* STATED GOAL:
Reproduce the whole listing, character for character.

....

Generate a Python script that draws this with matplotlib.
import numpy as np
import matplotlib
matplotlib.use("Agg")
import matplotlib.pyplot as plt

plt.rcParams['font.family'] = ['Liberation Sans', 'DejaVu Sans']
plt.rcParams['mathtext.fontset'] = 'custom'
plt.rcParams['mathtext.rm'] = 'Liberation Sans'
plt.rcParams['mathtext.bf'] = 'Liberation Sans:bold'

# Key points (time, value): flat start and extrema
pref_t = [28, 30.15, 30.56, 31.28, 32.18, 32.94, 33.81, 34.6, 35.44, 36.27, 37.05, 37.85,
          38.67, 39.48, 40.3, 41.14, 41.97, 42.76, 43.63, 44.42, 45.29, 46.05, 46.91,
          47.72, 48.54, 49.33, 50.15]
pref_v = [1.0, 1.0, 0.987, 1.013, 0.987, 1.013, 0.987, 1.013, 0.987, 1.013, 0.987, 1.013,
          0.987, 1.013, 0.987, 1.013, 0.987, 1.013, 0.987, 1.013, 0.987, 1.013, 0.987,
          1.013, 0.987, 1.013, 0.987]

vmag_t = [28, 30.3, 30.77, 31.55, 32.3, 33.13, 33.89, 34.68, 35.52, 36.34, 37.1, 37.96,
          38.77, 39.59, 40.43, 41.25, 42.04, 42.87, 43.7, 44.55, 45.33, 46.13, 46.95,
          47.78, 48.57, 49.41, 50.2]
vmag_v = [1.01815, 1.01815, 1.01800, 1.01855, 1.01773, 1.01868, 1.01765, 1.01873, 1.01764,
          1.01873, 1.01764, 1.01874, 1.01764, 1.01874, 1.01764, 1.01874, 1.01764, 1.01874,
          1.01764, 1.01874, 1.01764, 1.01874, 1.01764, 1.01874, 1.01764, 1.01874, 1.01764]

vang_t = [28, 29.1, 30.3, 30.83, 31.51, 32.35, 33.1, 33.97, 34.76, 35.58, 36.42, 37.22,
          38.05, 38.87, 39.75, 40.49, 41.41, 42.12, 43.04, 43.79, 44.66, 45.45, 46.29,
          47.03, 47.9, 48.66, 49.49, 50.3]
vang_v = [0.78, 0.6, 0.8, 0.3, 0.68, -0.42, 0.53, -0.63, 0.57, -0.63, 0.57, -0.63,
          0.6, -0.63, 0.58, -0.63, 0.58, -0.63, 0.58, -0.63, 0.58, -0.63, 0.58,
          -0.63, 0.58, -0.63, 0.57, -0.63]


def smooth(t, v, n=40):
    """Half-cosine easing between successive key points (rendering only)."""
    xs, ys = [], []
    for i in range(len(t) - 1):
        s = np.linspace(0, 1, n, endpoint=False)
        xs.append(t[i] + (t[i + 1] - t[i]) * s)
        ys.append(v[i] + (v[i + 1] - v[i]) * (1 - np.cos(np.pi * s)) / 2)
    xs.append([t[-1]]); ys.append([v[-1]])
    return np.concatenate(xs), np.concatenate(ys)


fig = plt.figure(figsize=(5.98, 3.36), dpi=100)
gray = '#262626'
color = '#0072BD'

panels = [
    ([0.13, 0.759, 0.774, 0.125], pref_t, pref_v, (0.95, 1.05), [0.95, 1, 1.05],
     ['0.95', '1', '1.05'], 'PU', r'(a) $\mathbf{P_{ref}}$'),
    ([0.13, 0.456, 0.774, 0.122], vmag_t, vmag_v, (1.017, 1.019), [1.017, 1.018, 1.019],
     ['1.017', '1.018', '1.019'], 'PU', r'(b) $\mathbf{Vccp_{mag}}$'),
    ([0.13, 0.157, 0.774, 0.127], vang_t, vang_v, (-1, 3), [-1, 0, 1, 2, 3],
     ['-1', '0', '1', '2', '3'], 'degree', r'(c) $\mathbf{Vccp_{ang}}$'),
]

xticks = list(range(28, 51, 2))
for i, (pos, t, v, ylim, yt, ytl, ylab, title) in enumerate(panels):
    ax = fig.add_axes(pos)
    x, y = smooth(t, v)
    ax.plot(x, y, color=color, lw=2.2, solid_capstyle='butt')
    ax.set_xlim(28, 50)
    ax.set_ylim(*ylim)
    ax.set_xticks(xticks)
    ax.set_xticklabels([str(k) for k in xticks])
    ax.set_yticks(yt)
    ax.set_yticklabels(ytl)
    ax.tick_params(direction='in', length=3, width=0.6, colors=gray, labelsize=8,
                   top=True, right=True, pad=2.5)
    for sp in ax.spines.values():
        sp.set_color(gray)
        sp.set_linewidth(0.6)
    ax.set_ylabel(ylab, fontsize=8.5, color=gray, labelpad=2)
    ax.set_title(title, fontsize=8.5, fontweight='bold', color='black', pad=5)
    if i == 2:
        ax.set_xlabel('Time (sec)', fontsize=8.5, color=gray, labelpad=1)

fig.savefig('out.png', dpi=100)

....

* SOLUTION TO THIS EXERCISE:
Generate a Python script that draws this with matplotlib.
import numpy as np
import matplotlib
matplotlib.use("Agg")
import matplotlib.pyplot as plt

plt.rcParams['font.family'] = ['Liberation Sans', 'DejaVu Sans']
plt.rcParams['mathtext.fontset'] = 'custom'
plt.rcParams['mathtext.rm'] = 'Liberation Sans'
plt.rcParams['mathtext.bf'] = 'Liberation Sans:bold'

# Key points (time, value): flat start and extrema
pref_t = [28, 30.15, 30.56, 31.28, 32.18, 32.94, 33.81, 34.6, 35.44, 36.27, 37.05, 37.85,
          38.67, 39.48, 40.3, 41.14, 41.97, 42.76, 43.63, 44.42, 45.29, 46.05, 46.91,
          47.72, 48.54, 49.33, 50.15]
pref_v = [1.0, 1.0, 0.987, 1.013, 0.987, 1.013, 0.987, 1.013, 0.987, 1.013, 0.987, 1.013,
          0.987, 1.013, 0.987, 1.013, 0.987, 1.013, 0.987, 1.013, 0.987, 1.013, 0.987,
          1.013, 0.987, 1.013, 0.987]

vmag_t = [28, 30.3, 30.77, 31.55, 32.3, 33.13, 33.89, 34.68, 35.52, 36.34, 37.1, 37.96,
          38.77, 39.59, 40.43, 41.25, 42.04, 42.87, 43.7, 44.55, 45.33, 46.13, 46.95,
          47.78, 48.57, 49.41, 50.2]
vmag_v = [1.01815, 1.01815, 1.01800, 1.01855, 1.01773, 1.01868, 1.01765, 1.01873, 1.01764,
          1.01873, 1.01764, 1.01874, 1.01764, 1.01874, 1.01764, 1.01874, 1.01764, 1.01874,
          1.01764, 1.01874, 1.01764, 1.01874, 1.01764, 1.01874, 1.01764, 1.01874, 1.01764]

vang_t = [28, 29.1, 30.3, 30.83, 31.51, 32.35, 33.1, 33.97, 34.76, 35.58, 36.42, 37.22,
          38.05, 38.87, 39.75, 40.49, 41.41, 42.12, 43.04, 43.79, 44.66, 45.45, 46.29,
          47.03, 47.9, 48.66, 49.49, 50.3]
vang_v = [0.78, 0.6, 0.8, 0.3, 0.68, -0.42, 0.53, -0.63, 0.57, -0.63, 0.57, -0.63,
          0.6, -0.63, 0.58, -0.63, 0.58, -0.63, 0.58, -0.63, 0.58, -0.63, 0.58,
          -0.63, 0.58, -0.63, 0.57, -0.63]


def smooth(t, v, n=40):
    """Half-cosine easing between successive key points (rendering only)."""
    xs, ys = [], []
    for i in range(len(t) - 1):
        s = np.linspace(0, 1, n, endpoint=False)
        xs.append(t[i] + (t[i + 1] - t[i]) * s)
        ys.append(v[i] + (v[i + 1] - v[i]) * (1 - np.cos(np.pi * s)) / 2)
    xs.append([t[-1]]); ys.append([v[-1]])
    return np.concatenate(xs), np.concatenate(ys)


fig = plt.figure(figsize=(5.98, 3.36), dpi=100)
gray = '#262626'
color = '#0072BD'

panels = [
    ([0.13, 0.759, 0.774, 0.125], pref_t, pref_v, (0.95, 1.05), [0.95, 1, 1.05],
     ['0.95', '1', '1.05'], 'PU', r'(a) $\mathbf{P_{ref}}$'),
    ([0.13, 0.456, 0.774, 0.122], vmag_t, vmag_v, (1.017, 1.019), [1.017, 1.018, 1.019],
     ['1.017', '1.018', '1.019'], 'PU', r'(b) $\mathbf{Vccp_{mag}}$'),
    ([0.13, 0.157, 0.774, 0.127], vang_t, vang_v, (-1, 3), [-1, 0, 1, 2, 3],
     ['-1', '0', '1', '2', '3'], 'degree', r'(c) $\mathbf{Vccp_{ang}}$'),
]

xticks = list(range(28, 51, 2))
for i, (pos, t, v, ylim, yt, ytl, ylab, title) in enumerate(panels):
    ax = fig.add_axes(pos)
    x, y = smooth(t, v)
    ax.plot(x, y, color=color, lw=2.2, solid_capstyle='butt')
    ax.set_xlim(28, 50)
    ax.set_ylim(*ylim)
    ax.set_xticks(xticks)
    ax.set_xticklabels([str(k) for k in xticks])
    ax.set_yticks(yt)
    ax.set_yticklabels(ytl)
    ax.tick_params(direction='in', length=3, width=0.6, colors=gray, labelsize=8,
                   top=True, right=True, pad=2.5)
    for sp in ax.spines.values():
        sp.set_color(gray)
        sp.set_linewidth(0.6)
    ax.set_ylabel(ylab, fontsize=8.5, color=gray, labelpad=2)
    ax.set_title(title, fontsize=8.5, fontweight='bold', color='black', pad=5)
    if i == 2:
        ax.set_xlabel('Time (sec)', fontsize=8.5, color=gray, labelpad=1)

fig.savefig('out.png', dpi=100)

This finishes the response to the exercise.